The number of points \(X_{ij} \in \hbox{I}\), that are mapped by the model T, are determined for the set of the significant points I. The final verification step can then be noted as following:

$$ \hbox{verify}(\hbox{I}, {\bf T}) = \left\{\begin{array}{ll} 0, & \hbox{if} \sum\limits_{X_{ij} \in \hbox{I}} \hbox{match}(\hbox{X}_{ij}, {\bf T}) \geq \phi_v \\ 1, & \hbox {else}\\ \end{array} \right., $$
(21)

with

$$ \hbox{match}(X_{ij}, {\bf T}) = \left\{\begin{array}{ll} 1, & \hbox {if } \exists t_k \in {\bf T} \left( \hbox{inrect}_{\omega_k,ij} = 1 \wedge e_{k,ij}^{z} \leq \phi_f \right)\\ 0, & \hbox {else}\end{array}\right.. $$
(22)

If the number of unmatched points is above a threshold ϕ v , the verification function returns 0 (in the other case 1). By altering the threshold parameter, the tolerance of the verification step can be adjusted.

Fig. 11
figure 11

Schematic representation of possible collision situations: collisions a, b are allowed, in contrast to the collisions c, d, that are not allowed. The occurrence in (e) is a special but also a not allowed case—there is no intersection between the line segments. Finally, case (f) shows that it is not sufficient to check whether the points of arectangle lie inside of anotherrectangle

4 Evaluation

The evaluation of the automated load detection presented in this paper is divided into three parts. First, the test set-up is described. Second, the accuracy of automated detection is examined for a diversity of test setups followed by a run-time analysis of the detection algorithm.

4.1 Test set-up

The basic experimental setup is shown schematically in Fig. 12. A euro pallet with standardized dimensions 1,200 × 800 × 144 mm (length × width × height) serves as a test object regarding the evaluating measures. The test load of the euro pallet consists of parcels with different material properties as shown in Fig. 12c, white parcels with the dimensions 400 × 300 × 260 mm, and brown parcels with the dimensions 380 × 280 × 280 mm in three different variants, (1) without additional materials, (2) with plastic envelope, (3) with plastic envelope and label. Different scenarios with up to three layers were constructed resulting in a maximal total height of 924 mm. The sensor being used for capturing the scene is a PMD camera (type: O3D201, company: ifm electronic) which is mounted 3.1 m above the ground plane. This construction ensures parcel loads up to 1.2 m height lying completely in the angular view of the sensor.
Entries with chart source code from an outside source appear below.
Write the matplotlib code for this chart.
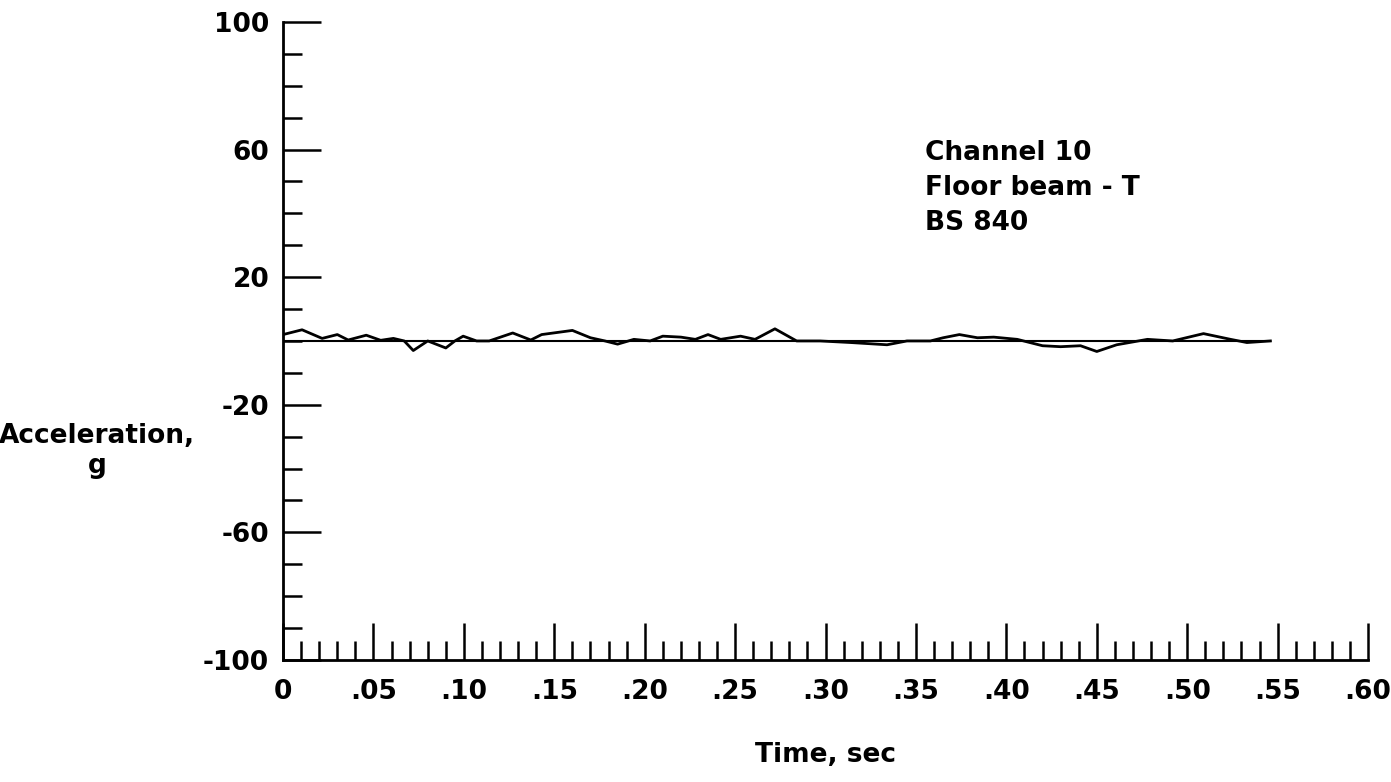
import matplotlib.pyplot as plt
from matplotlib.ticker import MultipleLocator, FixedLocator

plt.rcParams['font.family'] = ['DejaVu Sans']
plt.rcParams['font.weight'] = 'bold'
plt.rcParams['axes.unicode_minus'] = False

# Acceleration trace (time in sec, acceleration in g)
time = [0.000, 0.0105, 0.0216, 0.030, 0.036, 0.046, 0.054, 0.061, 0.067,
        0.072, 0.080, 0.090, 0.095, 0.0996, 0.107, 0.114, 0.127, 0.137,
        0.143, 0.160, 0.170, 0.178, 0.185, 0.194, 0.203, 0.210, 0.220,
        0.228, 0.235, 0.242, 0.253, 0.261, 0.272, 0.284, 0.297, 0.314,
        0.334, 0.345, 0.358, 0.365, 0.374, 0.384, 0.393, 0.406, 0.420,
        0.430, 0.441, 0.450, 0.461, 0.478, 0.492, 0.509, 0.524, 0.533,
        0.546]
accel = [2.0, 3.5, 0.8, 2.0, 0.3, 1.8, 0.2, 0.8, 0.0,
         -3.0, 0.0, -2.2, 0.0, 1.5, 0.0, 0.0, 2.5, 0.3,
         2.0, 3.3, 1.0, 0.0, -1.0, 0.5, 0.0, 1.5, 1.2,
         0.5, 2.0, 0.5, 1.5, 0.5, 3.8, 0.0, 0.0, -0.5,
         -1.2, 0.0, 0.0, 1.0, 2.0, 1.0, 1.2, 0.5, -1.5,
         -1.8, -1.5, -3.3, -1.2, 0.5, 0.0, 2.3, 0.5, -0.5,
         0.0]

baseline_t = [0.0, 0.546]
baseline_g = [0.0, 0.0]

x_ticks = [0, 0.05, 0.10, 0.15, 0.20, 0.25, 0.30, 0.35, 0.40, 0.45, 0.50, 0.55, 0.60]
x_labels = ['0', '.05', '.10', '.15', '.20', '.25', '.30', '.35', '.40', '.45', '.50', '.55', '.60']
y_ticks = [-100, -60, -20, 20, 60, 100]

fig = plt.figure(figsize=(13.91, 7.82), dpi=100)
ax = fig.add_axes([0.2035, 0.156, 0.78, 0.816])

ax.plot(baseline_t, baseline_g, color='black', linewidth=1.5)
ax.plot(time, accel, color='black', linewidth=2.0)

ax.set_xlim(0, 0.60)
ax.set_ylim(-100, 100)

ax.spines['top'].set_visible(False)
ax.spines['right'].set_visible(False)
ax.spines['left'].set_linewidth(2)
ax.spines['bottom'].set_linewidth(2)

ax.xaxis.set_major_locator(FixedLocator(x_ticks))
ax.xaxis.set_minor_locator(MultipleLocator(0.01))
ax.set_xticklabels(x_labels)
ax.yaxis.set_major_locator(FixedLocator(y_ticks))
ax.yaxis.set_minor_locator(MultipleLocator(10))

ax.tick_params(which='both', direction='in', width=1.8, colors='black',
               labelsize=19)
ax.tick_params(which='major', length=27)
ax.tick_params(which='minor', length=14)
ax.tick_params(axis='x', pad=14)
ax.tick_params(axis='y', pad=10)

ax.set_xlabel('Time, sec', fontsize=19, fontweight='bold', labelpad=26)
fig.text(0.07, 0.423, 'Acceleration,\ng', fontsize=19, fontweight='bold',
         ha='center', va='center', linespacing=1.2)

ax.text(0.355, 48, 'Channel 10\nFloor beam - T\nBS 840', fontsize=19,
        fontweight='bold', ha='left', va='center', linespacing=1.45)

fig.savefig('out.png', dpi=100)
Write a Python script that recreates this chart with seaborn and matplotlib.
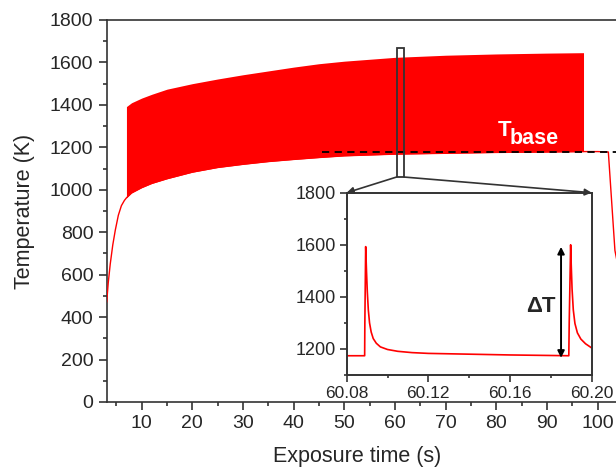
import numpy as np
import matplotlib
matplotlib.use("Agg")
import matplotlib.pyplot as plt
import seaborn as sns
from matplotlib.patches import Rectangle, ConnectionPatch
from matplotlib.ticker import MultipleLocator, FormatStrFormatter

# ------------------------------------------------------------
# data
# ------------------------------------------------------------
# thin trace: warm-up, base of the pulse train, cool-down
trace_time = [3.1, 3.4, 3.8, 4.3, 4.8, 5.4, 6.0, 6.6, 7.0, 8.0, 10, 12, 15, 20,
              25, 30, 35, 40, 45, 50, 60, 70, 80, 90, 97.2, 100, 102.1, 103.4, 105, 108]
trace_temp = [470, 560, 650, 740, 810, 880, 925, 950, 962, 985, 1010, 1030, 1052, 1083,
              1105, 1120, 1133, 1143, 1152, 1160, 1168, 1172, 1176, 1178, 1180, 1180, 1178, 714, 520, 400]

# envelope of the laser pulse train (base / peak temperature)
band_time = [7.0, 8.0, 10, 12, 15, 20, 25, 30, 35, 40, 45, 50, 60, 70, 80, 90, 97.2]
band_low = [962, 985, 1010, 1030, 1052, 1083, 1105, 1120, 1133, 1143, 1152, 1160, 1168, 1172, 1176, 1178, 1180]
band_high = [1392, 1410, 1432, 1450, 1474, 1500, 1522, 1542, 1560, 1578, 1594, 1606, 1624, 1634, 1640, 1644, 1646]

# zoom on two single pulses
inset_time = [60.0800, 60.0888, 60.0889, 60.0893, 60.0897, 60.0901, 60.0906, 60.0912,
              60.0920, 60.0930, 60.0945, 60.0965, 60.1000, 60.1050, 60.1120, 60.1200,
              60.1400, 60.1600, 60.1800, 60.1888,
              60.1890, 60.1897, 60.1900, 60.1904, 60.1910, 60.1918, 60.1930, 60.1947,
              60.1970, 60.2000]
inset_temp = [1174, 1174, 1300, 1593, 1500, 1420, 1350, 1300,
              1265, 1240, 1222, 1208, 1198, 1191, 1186, 1183,
              1180, 1177, 1175, 1174,
              1300, 1600, 1520, 1430, 1350, 1298, 1262, 1238,
              1220, 1204]

t_base = 1180
t_base_start = 45.6
delta_t_time = 60.185
delta_t_low, delta_t_high = 1166, 1592

zoom_box_time = (60.3, 61.8)
zoom_box_temp = (1060, 1667)

# ------------------------------------------------------------
sns.set_style("ticks")
plt.rcParams["font.family"] = ["Liberation Sans", "DejaVu Sans"]
dark = "#333333"

fig = plt.figure(figsize=(6.16, 4.75), dpi=100)
ax = fig.add_axes([0.1732, 0.1537, 0.8629, 0.8042])

ax.fill_between(band_time, band_low, band_high, color="#ff0000", lw=0, zorder=2)
sns.lineplot(x=trace_time, y=trace_temp, ax=ax, color="#ff0000", lw=1.0, zorder=3)
ax.hlines(t_base, t_base_start, 108, colors="black", linestyles=(0, (4, 3)), lw=1.3, zorder=4)

ax.text(80.3, 1255, "T", color="white", fontsize=16, fontweight="bold", va="baseline", zorder=5)
ax.text(82.6, 1214, "base", color="white", fontsize=15.5, fontweight="bold", va="baseline", zorder=5)

ax.add_patch(Rectangle((zoom_box_time[0], zoom_box_temp[0]),
                       zoom_box_time[1] - zoom_box_time[0],
                       zoom_box_temp[1] - zoom_box_temp[0],
                       fill=False, ec=dark, lw=1.3, zorder=6))

ax.set_xlim(3.1, 108)
ax.set_ylim(0, 1800)
ax.xaxis.set_minor_locator(MultipleLocator(5))
ax.yaxis.set_major_locator(MultipleLocator(200))
ax.yaxis.set_minor_locator(MultipleLocator(100))
ax.set_xticks(np.arange(10, 101, 10))
ax.tick_params(which="major", length=5.5, width=1.2, color=dark, labelsize=14, pad=4)
ax.tick_params(which="minor", length=2.8, width=1.2, color=dark)
for s in ax.spines.values():
    s.set_color(dark)
    s.set_linewidth(1.2)

ax.set_xlabel("Exposure time (s)", fontsize=15.5)
ax.set_ylabel("Temperature (K)", fontsize=15.5)
ax.xaxis.set_label_coords(0.471, -0.115)
ax.yaxis.set_label_coords(-0.135, 0.5)

# ------------------------------------------------------------
# inset
ins = fig.add_axes([0.5628, 0.2105, 0.3977, 0.3838])
sns.lineplot(x=inset_time, y=inset_temp, ax=ins, color="#ff0000", lw=1.2, sort=False)
ins.set_xlim(60.08, 60.20)
ins.set_ylim(1100, 1800)
ins.set_xticks([60.08, 60.12, 60.16, 60.20])
ins.xaxis.set_minor_locator(MultipleLocator(0.02))
ins.xaxis.set_major_formatter(FormatStrFormatter("%.2f"))
ins.yaxis.set_major_locator(MultipleLocator(200))
ins.yaxis.set_minor_locator(MultipleLocator(100))
ins.tick_params(which="major", length=5, width=1.2, color=dark, labelsize=12.5, pad=3)
ins.tick_params(axis="y", which="major", labelsize=13)
ins.tick_params(which="minor", length=2.5, width=1.2, color=dark)
for s in ins.spines.values():
    s.set_color(dark)
    s.set_linewidth(1.4)

ins.annotate("", xy=(delta_t_time, delta_t_high), xytext=(delta_t_time, delta_t_low),
             arrowprops=dict(arrowstyle="<|-|>", color="black", lw=1.4,
                             mutation_scale=10, shrinkA=0, shrinkB=0))
ins.text(60.1749, 1363, "\u0394T", fontsize=16, fontweight="bold", ha="center", va="center")

for xa, xb in [(zoom_box_time[0], 60.08), (zoom_box_time[1], 60.20)]:
    con = ConnectionPatch(xyA=(xa, zoom_box_temp[0]), coordsA=ax.transData,
                          xyB=(xb, 1800), coordsB=ins.transData,
                          arrowstyle="-|>", color=dark, lw=1.2, mutation_scale=10,
                          shrinkA=0, shrinkB=0)
    fig.add_artist(con)

fig.savefig("out.png", dpi=100)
In the optimal case, the PMD sensor is parallel to the ground plane. In practice, the ground plane often is not entirely parallel. Therefore, the calculation of a correction plane, for example, using the RANSAC-algorithm is a remedy. Afterward, the image plane of the PMD sensor is parallel to the ground plane, and the center point of the sensor on ground plane serves as point of origin for measurements of the positions of the euro pallet and the particular parcels. The system configuration according to the evaluation of the run time consists of an Intel Q6700 3GHz (Quad-Core Processor) with 2GB DDR2 PC1066 (Main Memory).

Fig. 12
figure 12

a Real and b schematic view of the test setup used for image acquisition to evaluate the quality of estimation between the nominal and actual package positions. The PMD camera is mounted 3.1 m above the ground plane. This ensures that euro pallet loads up to 1.2 m height are fully visible to the camera (including 10 % of additional tolerance). c Parcels with different material types serve as test objects

4.2 Testing of the automated detection of euro pallet loads

The quality of the detection algorithm depends on two main aspects, namely the accuracy and the runtime of the load detection process. The following experimental results are based on the detection of one specified parcel on particular layers of the euro pallet. An important factor for the quality of the raw data of the PMD camera is the integration time. The measures were done with an automatic calibration of integration time that is supported by the used PMD camera.

4.2.1 Detection quality

According to the evaluation of the accuracy, one particular parcel was picked out on a specified (first, second or third) visible layer. Based on a reference configuration, the selected parcel was displaced as shown in Fig. 13a, b. The test parcel was shifted toward thex- andy-axis by the specified values 5, 10, 15 cm and rotated around thez-axis by the specified values 5, 15, 30 deg. The deviation between the detected parcel position and the calculated reference position regarding to the fix position was recorded. The evaluation process was proceeded for each type of the parcel with special material properties as shown in Fig. 12c.

Fig. 13
figure 13

Visualization of the detection process for evaluation. a According to the reference position b the parcel on 2nd layer is shifted. c Based on the reference template and d the PMD data, the actual position is detected in two steps: e the coarse step and f the fine step

Figure 13 visualizes the detection process in direct relationship to the real scene and the raw data of the PMD camera. The detection algorithm uses the known reference template (cf. Fig. 13c). The raw data (point cloud) of the PMD camera are shown in Fig. 13d as an interpolated surface. The detection process is accomplished in two steps as described in Sect. 3. In the coarse step (cf. Fig. 13e), the reference template as a whole is adapted into the point cloud while the fine step (cf. Fig. 13f) fits each particular element of the template into the local point cloud.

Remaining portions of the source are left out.